GLENDALE, Calif. (KABC) -- President Barack Obama declined to call the 1915 massacre of Armenians a genocide for the eighth consecutive year, outraging many in the Armenian community in Southern California as they prepare for Armenian Remembrance Day.

Obama issued a statement about Armenian Remembrance Day, acknowledging in part, "one and a half million Armenian people were deported, massacred, and marched to their deaths in the final days of the Ottoman empire."

The statement was 403 words long, but was missing one key word: Genocide.

"We're very disappointed, unfortunately not surprised," said Nora Hovsepian with the Armenian National Committee of America.
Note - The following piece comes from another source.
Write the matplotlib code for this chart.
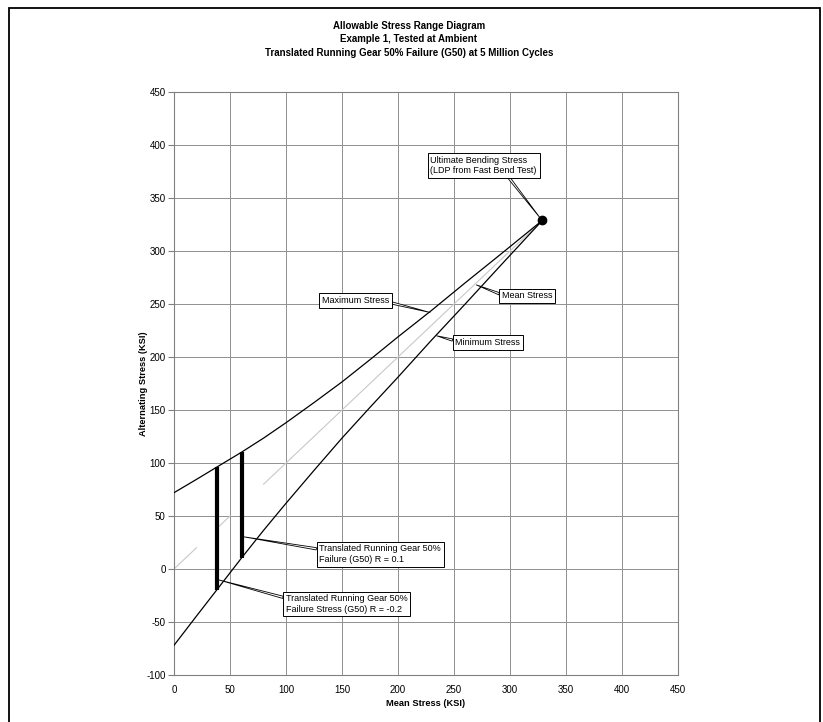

The Armenian National Committee of America has fought for years to get the United States to label Turkey's mass killings of Armenians in 1915 as a genocide.

Turkey claims there was never a state-organized genocide and that the number of Armenian victims has been inflated.

The U.S. has never applied the label of genocide mainly because Turkey is considered an ally in the war against terror and allows the U.S. to maintain military bases there.

But Hovsepian said that relationship is no longer vital.

"Turkey is acting like anything but an ally. It supports and facilitates ISIS, which is exactly who we are fighting against," Hovsepian said.

The Los Angeles City Council got involved after Councilman Paul Krekorian introduced a motion on Friday directing all city offices to cancel subscriptions to the Wall Street Journal and other publications that ran a full-page advertisement denying the massacre was a genocide.

"If there's no recognition of the genocide as a genocide, it simply opens the door to future atrocities, future crimes against humanity," Krekorian said.

So why does the U.S. avoid using the term genocide? Many say it's a legal term that would most certainly spark a long and costly series of problems for Turkey.

"Once you name someone a genocide perpetrator, then you have to go to the next step and that would be accountability, responsibility, reparations, etc.," Hovsepian said.

In the meantime, Armenians will do what they have done for decades: hit the streets on April 24 and put pressure on the White House with mass demonstrations.